The Liberal party has complained the Albanese government lacks a mandate for truth in political advertising and spending cap laws, which Labor argues are needed to prevent dangerous, big money, election campaigns.
The dispute between the major parties in a parliamentary inquiry sets up a battle on electoral law before the 2025 election, as the opposition resists a suite of reforms that are claimed to improve transparency in campaigning.
Climate 200, the body that helped fundraise for teal independents who won six lower house seats, has also warned the joint standing committee on electoral matters that spending and donation caps could have “perverse effects” and should be pursued only with “great care”.
In July the special minister of state, Don Farrell, revealed to Guardian Australia that Labor intends to legislate spending caps and truth in political advertising, as well as promote adherence to the one-vote, one-value principle by boosting the number of parliamentarians in underrepresented jurisdictions.

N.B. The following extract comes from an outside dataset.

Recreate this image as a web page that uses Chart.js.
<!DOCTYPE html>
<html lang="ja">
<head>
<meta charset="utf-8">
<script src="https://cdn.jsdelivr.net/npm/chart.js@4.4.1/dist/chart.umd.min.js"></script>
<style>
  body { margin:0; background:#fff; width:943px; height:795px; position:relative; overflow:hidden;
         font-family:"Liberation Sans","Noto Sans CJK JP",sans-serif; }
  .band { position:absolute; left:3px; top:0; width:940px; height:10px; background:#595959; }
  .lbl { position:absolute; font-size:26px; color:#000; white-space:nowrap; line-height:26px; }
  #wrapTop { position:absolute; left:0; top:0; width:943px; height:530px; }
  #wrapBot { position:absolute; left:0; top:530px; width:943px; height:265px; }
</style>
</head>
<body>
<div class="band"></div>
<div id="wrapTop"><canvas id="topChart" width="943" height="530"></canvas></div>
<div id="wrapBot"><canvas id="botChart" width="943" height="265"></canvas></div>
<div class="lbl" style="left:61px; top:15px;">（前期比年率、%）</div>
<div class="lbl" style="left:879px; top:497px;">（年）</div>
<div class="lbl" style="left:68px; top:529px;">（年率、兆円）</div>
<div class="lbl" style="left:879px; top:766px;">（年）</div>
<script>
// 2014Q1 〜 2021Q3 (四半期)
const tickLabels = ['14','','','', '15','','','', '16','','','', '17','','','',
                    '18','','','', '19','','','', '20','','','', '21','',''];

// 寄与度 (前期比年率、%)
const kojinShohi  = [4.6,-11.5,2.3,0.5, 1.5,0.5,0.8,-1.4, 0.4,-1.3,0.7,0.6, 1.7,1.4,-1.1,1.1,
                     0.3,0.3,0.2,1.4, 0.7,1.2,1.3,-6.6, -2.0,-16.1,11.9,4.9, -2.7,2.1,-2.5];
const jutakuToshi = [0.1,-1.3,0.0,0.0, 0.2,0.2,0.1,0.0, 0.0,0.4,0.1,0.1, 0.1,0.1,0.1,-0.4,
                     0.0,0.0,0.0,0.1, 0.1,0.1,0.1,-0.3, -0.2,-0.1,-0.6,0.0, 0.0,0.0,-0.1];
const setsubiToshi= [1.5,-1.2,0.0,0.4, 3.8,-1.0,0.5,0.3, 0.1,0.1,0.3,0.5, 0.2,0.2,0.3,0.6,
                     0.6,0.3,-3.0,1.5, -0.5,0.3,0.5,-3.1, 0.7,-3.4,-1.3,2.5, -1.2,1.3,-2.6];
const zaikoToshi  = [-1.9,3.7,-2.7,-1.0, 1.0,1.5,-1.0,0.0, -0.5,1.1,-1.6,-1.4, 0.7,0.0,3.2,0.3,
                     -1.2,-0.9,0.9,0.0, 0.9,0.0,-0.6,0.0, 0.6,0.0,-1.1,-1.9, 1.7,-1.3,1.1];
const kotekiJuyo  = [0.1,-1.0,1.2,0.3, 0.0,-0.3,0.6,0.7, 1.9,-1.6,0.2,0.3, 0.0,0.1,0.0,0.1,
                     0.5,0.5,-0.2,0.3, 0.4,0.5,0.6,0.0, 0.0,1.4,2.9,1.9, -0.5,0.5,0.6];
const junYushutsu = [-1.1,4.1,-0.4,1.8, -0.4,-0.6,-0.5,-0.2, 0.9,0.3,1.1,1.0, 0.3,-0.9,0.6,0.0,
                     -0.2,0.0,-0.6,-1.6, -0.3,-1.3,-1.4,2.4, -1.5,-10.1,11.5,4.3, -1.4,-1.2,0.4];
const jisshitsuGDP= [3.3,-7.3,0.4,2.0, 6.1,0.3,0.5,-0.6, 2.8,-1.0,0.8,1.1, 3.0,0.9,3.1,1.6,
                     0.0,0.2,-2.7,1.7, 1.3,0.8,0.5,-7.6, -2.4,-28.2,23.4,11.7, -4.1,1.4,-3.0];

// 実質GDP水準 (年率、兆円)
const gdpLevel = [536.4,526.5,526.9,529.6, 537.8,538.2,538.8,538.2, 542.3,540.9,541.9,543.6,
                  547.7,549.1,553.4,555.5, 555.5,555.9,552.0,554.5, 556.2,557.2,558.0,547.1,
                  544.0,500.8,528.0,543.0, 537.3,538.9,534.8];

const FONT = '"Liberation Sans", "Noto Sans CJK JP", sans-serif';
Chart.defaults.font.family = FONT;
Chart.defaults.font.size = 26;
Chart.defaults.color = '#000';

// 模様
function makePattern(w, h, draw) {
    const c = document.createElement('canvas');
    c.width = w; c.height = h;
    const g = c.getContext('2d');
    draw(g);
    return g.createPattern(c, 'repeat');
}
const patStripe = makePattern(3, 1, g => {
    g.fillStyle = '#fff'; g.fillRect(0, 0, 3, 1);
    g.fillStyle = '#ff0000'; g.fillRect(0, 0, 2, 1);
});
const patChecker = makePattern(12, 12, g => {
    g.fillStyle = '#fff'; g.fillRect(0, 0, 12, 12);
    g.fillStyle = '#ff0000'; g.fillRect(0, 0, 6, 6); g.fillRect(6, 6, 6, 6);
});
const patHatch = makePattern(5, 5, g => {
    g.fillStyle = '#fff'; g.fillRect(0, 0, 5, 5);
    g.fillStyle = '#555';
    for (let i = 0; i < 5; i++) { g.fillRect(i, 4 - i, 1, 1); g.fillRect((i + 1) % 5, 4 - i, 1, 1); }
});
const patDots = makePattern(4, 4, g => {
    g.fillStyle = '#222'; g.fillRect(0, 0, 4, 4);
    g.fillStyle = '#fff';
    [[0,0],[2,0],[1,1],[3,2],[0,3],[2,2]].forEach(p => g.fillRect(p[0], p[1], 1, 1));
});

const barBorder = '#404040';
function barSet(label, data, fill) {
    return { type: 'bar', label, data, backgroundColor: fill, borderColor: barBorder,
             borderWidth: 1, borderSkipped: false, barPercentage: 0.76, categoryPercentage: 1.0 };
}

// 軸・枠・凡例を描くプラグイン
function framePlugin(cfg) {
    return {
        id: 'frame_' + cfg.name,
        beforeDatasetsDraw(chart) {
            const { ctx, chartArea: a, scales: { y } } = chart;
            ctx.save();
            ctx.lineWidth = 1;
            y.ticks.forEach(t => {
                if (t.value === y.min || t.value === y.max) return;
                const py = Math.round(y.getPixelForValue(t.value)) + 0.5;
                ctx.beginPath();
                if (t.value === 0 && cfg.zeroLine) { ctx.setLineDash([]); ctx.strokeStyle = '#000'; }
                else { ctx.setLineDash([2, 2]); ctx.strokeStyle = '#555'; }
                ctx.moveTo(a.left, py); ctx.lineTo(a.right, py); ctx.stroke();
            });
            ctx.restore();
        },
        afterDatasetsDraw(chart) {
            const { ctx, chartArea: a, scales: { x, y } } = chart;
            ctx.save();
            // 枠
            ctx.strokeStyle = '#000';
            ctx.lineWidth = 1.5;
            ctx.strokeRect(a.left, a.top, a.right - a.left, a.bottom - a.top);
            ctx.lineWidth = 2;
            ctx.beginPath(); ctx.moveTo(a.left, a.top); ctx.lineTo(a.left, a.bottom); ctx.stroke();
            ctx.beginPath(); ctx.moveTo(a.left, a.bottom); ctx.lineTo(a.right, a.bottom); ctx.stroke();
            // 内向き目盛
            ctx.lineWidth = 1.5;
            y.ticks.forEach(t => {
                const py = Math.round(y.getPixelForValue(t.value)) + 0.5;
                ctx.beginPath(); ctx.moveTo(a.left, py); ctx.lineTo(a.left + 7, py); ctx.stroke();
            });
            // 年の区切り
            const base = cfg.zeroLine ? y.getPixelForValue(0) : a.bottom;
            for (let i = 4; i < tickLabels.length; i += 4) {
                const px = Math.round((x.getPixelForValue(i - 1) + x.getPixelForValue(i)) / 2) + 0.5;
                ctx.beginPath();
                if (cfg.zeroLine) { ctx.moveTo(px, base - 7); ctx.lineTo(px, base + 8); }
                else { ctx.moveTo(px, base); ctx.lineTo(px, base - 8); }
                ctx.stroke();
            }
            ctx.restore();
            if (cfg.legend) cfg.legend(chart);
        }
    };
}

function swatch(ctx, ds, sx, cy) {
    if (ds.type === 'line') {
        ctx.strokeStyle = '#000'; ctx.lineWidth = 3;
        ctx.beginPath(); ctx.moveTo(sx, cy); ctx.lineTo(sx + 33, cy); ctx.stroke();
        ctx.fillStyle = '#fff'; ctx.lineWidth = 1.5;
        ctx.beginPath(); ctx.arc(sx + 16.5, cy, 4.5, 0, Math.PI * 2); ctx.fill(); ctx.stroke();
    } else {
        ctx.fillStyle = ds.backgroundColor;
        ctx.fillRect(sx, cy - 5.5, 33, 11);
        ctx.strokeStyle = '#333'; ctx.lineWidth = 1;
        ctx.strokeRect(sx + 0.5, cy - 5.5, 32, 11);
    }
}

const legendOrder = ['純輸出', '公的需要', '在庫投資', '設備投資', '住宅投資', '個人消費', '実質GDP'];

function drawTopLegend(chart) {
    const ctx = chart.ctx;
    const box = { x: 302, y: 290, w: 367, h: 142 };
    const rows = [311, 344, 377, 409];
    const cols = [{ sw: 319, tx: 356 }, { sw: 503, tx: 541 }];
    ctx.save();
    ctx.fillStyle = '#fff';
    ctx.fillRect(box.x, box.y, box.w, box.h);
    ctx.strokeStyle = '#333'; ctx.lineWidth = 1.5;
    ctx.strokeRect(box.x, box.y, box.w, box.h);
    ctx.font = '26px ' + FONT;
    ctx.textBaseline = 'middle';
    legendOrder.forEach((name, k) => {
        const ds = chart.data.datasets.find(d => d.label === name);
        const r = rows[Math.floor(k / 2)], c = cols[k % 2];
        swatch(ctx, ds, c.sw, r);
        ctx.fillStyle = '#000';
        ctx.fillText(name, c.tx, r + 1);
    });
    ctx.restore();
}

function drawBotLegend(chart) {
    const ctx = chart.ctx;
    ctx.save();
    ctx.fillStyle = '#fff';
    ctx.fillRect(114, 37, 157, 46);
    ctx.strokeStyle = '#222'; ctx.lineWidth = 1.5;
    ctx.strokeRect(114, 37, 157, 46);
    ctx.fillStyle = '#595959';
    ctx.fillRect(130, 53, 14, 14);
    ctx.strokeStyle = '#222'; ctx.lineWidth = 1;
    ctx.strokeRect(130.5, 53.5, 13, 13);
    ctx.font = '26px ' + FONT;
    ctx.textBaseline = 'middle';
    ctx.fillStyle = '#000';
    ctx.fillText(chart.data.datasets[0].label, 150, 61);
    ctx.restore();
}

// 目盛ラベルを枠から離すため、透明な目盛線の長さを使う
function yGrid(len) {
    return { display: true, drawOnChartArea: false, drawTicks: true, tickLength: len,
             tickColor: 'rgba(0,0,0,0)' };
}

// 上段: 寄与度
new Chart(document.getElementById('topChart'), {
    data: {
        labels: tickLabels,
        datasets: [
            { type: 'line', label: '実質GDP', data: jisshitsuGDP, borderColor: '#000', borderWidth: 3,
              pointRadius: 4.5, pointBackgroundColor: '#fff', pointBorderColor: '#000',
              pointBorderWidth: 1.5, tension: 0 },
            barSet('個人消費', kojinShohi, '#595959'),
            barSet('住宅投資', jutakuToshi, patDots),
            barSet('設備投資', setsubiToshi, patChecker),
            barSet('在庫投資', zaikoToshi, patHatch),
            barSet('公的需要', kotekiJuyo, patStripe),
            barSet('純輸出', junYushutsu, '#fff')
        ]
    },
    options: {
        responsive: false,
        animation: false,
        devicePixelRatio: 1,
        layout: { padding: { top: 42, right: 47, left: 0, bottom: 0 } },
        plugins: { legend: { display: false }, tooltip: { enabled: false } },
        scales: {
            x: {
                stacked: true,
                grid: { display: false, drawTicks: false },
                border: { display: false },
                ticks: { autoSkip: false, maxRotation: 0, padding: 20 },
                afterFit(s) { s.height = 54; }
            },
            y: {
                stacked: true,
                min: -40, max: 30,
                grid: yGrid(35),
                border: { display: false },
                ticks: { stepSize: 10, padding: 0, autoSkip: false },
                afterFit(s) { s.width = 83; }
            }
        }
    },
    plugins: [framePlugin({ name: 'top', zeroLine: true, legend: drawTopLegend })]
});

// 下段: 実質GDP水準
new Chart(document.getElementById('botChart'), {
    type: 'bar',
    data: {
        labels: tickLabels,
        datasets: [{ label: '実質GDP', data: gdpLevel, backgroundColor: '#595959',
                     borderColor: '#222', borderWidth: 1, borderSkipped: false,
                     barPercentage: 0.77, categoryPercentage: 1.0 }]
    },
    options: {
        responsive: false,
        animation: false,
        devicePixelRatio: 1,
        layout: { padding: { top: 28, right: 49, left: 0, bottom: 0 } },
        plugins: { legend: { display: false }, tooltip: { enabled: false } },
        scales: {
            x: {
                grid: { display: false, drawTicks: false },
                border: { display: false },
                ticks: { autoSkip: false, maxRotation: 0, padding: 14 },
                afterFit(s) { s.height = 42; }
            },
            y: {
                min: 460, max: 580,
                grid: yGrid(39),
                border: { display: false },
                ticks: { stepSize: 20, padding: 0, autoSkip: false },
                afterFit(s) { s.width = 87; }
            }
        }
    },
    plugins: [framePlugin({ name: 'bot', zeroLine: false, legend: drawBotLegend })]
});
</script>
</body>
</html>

The reforms would be bundled together with Labor’s election commitments for real-time disclosure of political donations and reducing the disclosure threshold to $1,000, and legislated after the committee’s inquiry into the 2022 election.
In a submission to that inquiry the Labor party national secretary, Paul Erickson, warned that laissez-faire regulation of spending and donations had allowed “extremely high-net-worth individuals, groups and networks to distort the political conversation with levels of advertising that were previously inconceivable in Australian elections”.
“As a result our elections are not fought on a level playing field,” he said, calling for a cap on spending.
“Expenditure from some actors crowds out all others. Further, the pestilential quality of some of these campaigns is eroding trust and confidence in our elections and in the democratic system.”
In 2019 an $83.3m donation by Clive Palmer’s Mineralogy Pty Ltd to the United Australia party helped finance tens of millions of electoral expenditure prompting calls for spending caps.
The UAP fielded a similarly big campaign in 2022, while Climate 200 raised $13.2m from 11,200 donors, supporting a slew of successful candidates in formerly Liberal-held seats.
In the Liberal party’s submission, the federal director, Andrew Hirst, argued that Labor “did not take a detailed proposal to the election on imposing caps on electoral expenditure, and arguably does not have a mandate to implement such a change”.
Hirst called for a “level playing field”, warning against a regime in which trade unions could each spend the maximum allowed under the cap, delivering a “massively unfair” advantage to Labor.
Climate 200 warned that a donation cap would have the “unintended consequence of entrenching incumbency and inhibiting the ability of new entrants from outside the established, major parties”.
It proposed if a cap was introduced new entrants “should be exempt … for the first portion of their fundraising” to help level the playing field with parties in parliament that have incumbency benefits like taxpayer-funded communications budgets.
Climate 200 similarly warned that major parties were advantaged by spending caps that were calculated based on how many seats the party was running in. It proposed the spending cap per seat should be “significantly higher for new entrants and independent candidates”.
Labor also wanted truth in political advertising laws “to further enhance transparency and improve the integrity of federal election campaigns”, a move that Climate 200 backed.
But Hirst submitted Labor lacked a mandate for this reform, and accused it of “dishonest and deceptive” claims in previous campaigns including the “blatantly untrue” claims in 2016 that the Coalition would privatise Medicare and in 2022 that it would force pensioners on to the cashless debit card.
The Liberals warned that real-time disclosure of donations may lead to “greater harassment and bullying of individuals and small businesses” who wish to help political candidates. Hirst submitted the “prospect and fear of abuse and intimidation … is real and credible”.
The Liberals rejected claims of “malapportionment” – that some Australians are underrepresented in parliament – by noting the Australian Capital Territory “has more senators per capita than three states” while the Northern Territory has “more senators per capita than five states”.
The Liberals asked the committee to inquire into whether social media influencers were paid to sway votes by criticising Scott Morrison, and whether this required political authorisation.
The Nationals also rejected spending caps, but proposed reforms to increase public funding of political parties for their back-office administration, based on their recent parliamentary representation.